-- begin --

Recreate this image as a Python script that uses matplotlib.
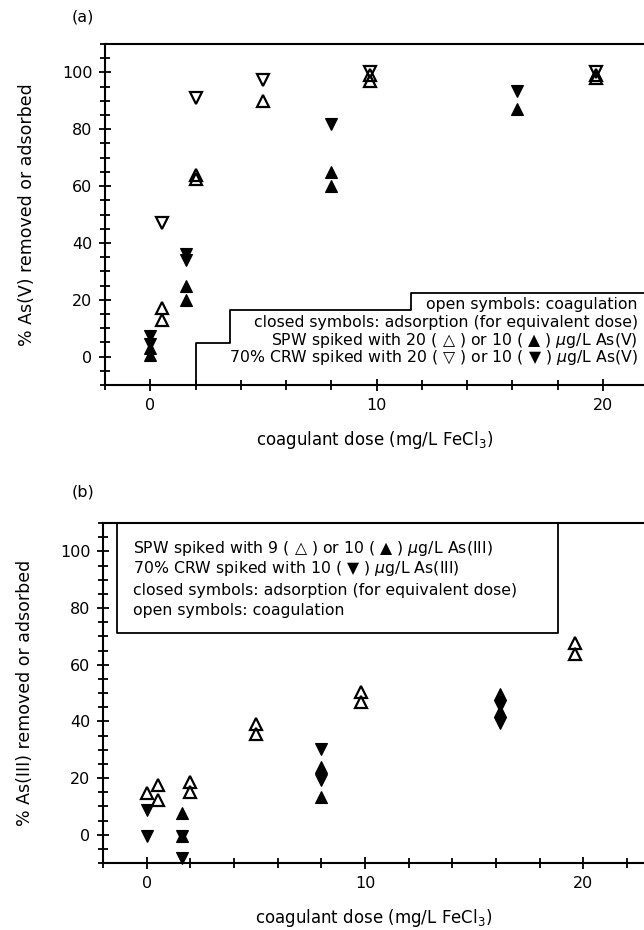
import matplotlib
matplotlib.use("Agg")
import matplotlib.pyplot as plt
from matplotlib.ticker import MultipleLocator

plt.rcParams['font.family'] = ['DejaVu Sans']

# ---------------- Panel (a): As(V) ----------------
a_coag_spw_x = [0.5, 0.5, 2.0, 2.0, 5.0, 9.7, 9.7, 19.7, 19.7]
a_coag_spw_y = [17, 13, 64, 62.5, 90, 97, 99, 98, 99]
a_coag_crw_x = [0.5, 2.0, 5.0, 9.7, 19.7]
a_coag_crw_y = [47, 91, 97.5, 100, 100]
a_ads_spw_x = [0, 0, 1.6, 1.6, 8.0, 8.0, 16.2]
a_ads_spw_y = [3, 0.4, 25, 20, 65, 60, 87]
a_ads_crw_x = [0, 0, 1.6, 1.6, 8.0, 16.2]
a_ads_crw_y = [7.1, 4.5, 36, 34, 82, 93.5]

# ---------------- Panel (b): As(III) ----------------
b_coag_spw_x = [0, 0.5, 0.5, 2.0, 2.0, 5.0, 5.0, 9.8, 9.8, 19.6, 19.6]
b_coag_spw_y = [14.6, 17.5, 12.3, 18.7, 15.2, 39.2, 35.7, 50.3, 46.8, 67.8, 63.8]
b_ads_spw_x = [1.6, 1.6, 8.0, 8.0, 16.2, 16.2]
b_ads_spw_y = [7.6, -0.6, 23.8, 13.4, 49.5, 43.5]
b_ads_crw_x = [0, 0, 1.6, 1.6, 8.0, 8.0, 16.2, 16.2]
b_ads_crw_y = [8.8, -0.6, -0.6, -8.2, 30.4, 19.4, 45.5, 39.5]

x_major = 10
x_minor = 2
y_major = 20
y_minor = 5

legend_a = ["open symbols: coagulation",
            "closed symbols: adsorption (for equivalent dose)",
            "SPW spiked with 20 ( \u25B3 ) or 10 ( \u25B2 ) $\\mu$g/L As(V)",
            "70% CRW spiked with 20 ( \u25BD ) or 10 ( \u25BC ) $\\mu$g/L As(V)"]
legend_b = ["SPW spiked with 9 ( \u25B3 ) or 10 ( \u25B2 ) $\\mu$g/L As(III)",
            "70% CRW spiked with 10 ( \u25BC ) $\\mu$g/L As(III)",
            "closed symbols: adsorption (for equivalent dose)",
            "open symbols: coagulation"]

W, H = 644, 930
fig = plt.figure(figsize=(W / 100, H / 100), dpi=100)


def px_axes(l, t, r, b):
    return fig.add_axes([l / W, 1 - b / H, (r - l) / W, (b - t) / H])


ax_a = px_axes(105, 44, 644, 385)
ax_b = px_axes(103, 523, 644, 863)

MS = 9.0
MEW = 1.6
LEG_FS = 11.3


def style(ax, xmax, ylab):
    ax.set_xlim(-2, xmax)
    ax.set_ylim(-10, 110)
    ax.spines['right'].set_visible(False)
    for s in ['left', 'bottom', 'top']:
        ax.spines[s].set_linewidth(1.5)
    ax.xaxis.set_major_locator(MultipleLocator(x_major))
    ax.xaxis.set_minor_locator(MultipleLocator(x_minor))
    ax.yaxis.set_major_locator(MultipleLocator(y_major))
    ax.yaxis.set_minor_locator(MultipleLocator(y_minor))
    ax.tick_params(which='both', direction='inout', top=False, right=False,
                   width=1.3, labelsize=11.5)
    ax.tick_params(which='major', length=8, pad=5)
    ax.tick_params(which='minor', length=7)
    ax.set_xlabel("coagulant dose (mg/L FeCl$_3$)", fontsize=12, labelpad=12)
    ax.set_ylabel(ylab, fontsize=12.5, labelpad=19)


def pts(ax, x, y, marker, filled):
    if filled:
        ax.plot(x, y, linestyle='none', marker=marker, ms=MS, mfc='black',
                mec='black', mew=0.8, clip_on=False, zorder=3)
    else:
        ax.plot(x, y, linestyle='none', marker=marker, ms=MS, mfc='none',
                mec='black', mew=MEW, clip_on=False, zorder=3)


# Panel (a)
style(ax_a, (644 - 150) / 22.65, "% As(V) removed or adsorbed")
pts(ax_a, a_coag_spw_x, a_coag_spw_y, '^', False)
pts(ax_a, a_coag_crw_x, a_coag_crw_y, 'v', False)
pts(ax_a, a_ads_spw_x, a_ads_spw_y, '^', True)
pts(ax_a, a_ads_crw_x, a_ads_crw_y, 'v', True)

# stepped legend outline for (a)
xmax_a = ax_a.get_xlim()[1]
step_x = [2.0, 2.0, 3.5, 3.5, 11.5, 11.5, xmax_a]
step_y = [-10, 4.8, 4.8, 16.5, 16.5, 22.5, 22.5]
ax_a.plot(step_x, step_y, color='black', lw=1.3, clip_on=False, zorder=2)
for i, line in enumerate(legend_a):
    fig.text(638 / W, 1 - (305 + 17.5 * i) / H, line, ha='right', va='center',
             fontsize=LEG_FS)

# Panel (b)
style(ax_b, (644 - 146.7) / 21.83, "% As(III) removed or adsorbed")
pts(ax_b, b_coag_spw_x, b_coag_spw_y, '^', False)
pts(ax_b, b_ads_spw_x, b_ads_spw_y, '^', True)
pts(ax_b, b_ads_crw_x, b_ads_crw_y, 'v', True)

box_x = [-1.37, -1.37, 18.85, 18.85]
box_y = [110, 71.3, 71.3, 110]
ax_b.plot(box_x, box_y, color='black', lw=1.3, clip_on=False, zorder=2)
for i, line in enumerate(legend_b):
    fig.text(133 / W, 1 - (548 + 21 * i) / H, line, ha='left', va='center',
             fontsize=LEG_FS)

fig.text(72 / W, 1 - 17 / H, "(a)", ha='left', va='center', fontsize=11.5)
fig.text(72 / W, 1 - 492 / H, "(b)", ha='left', va='center', fontsize=11.5)

fig.savefig("out.png", dpi=100)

-- end --

## Problem
Give again exactly the lines running from the beginning of the material above through the line that contains "plt.rcParams['font.family'] = ['DejaVu Sans']", and leave out every picture.

## Output of the task
Recreate this image as a Python script that uses matplotlib.
import matplotlib
matplotlib.use("Agg")
import matplotlib.pyplot as plt
from matplotlib.ticker import MultipleLocator

plt.rcParams['font.family'] = ['DejaVu Sans']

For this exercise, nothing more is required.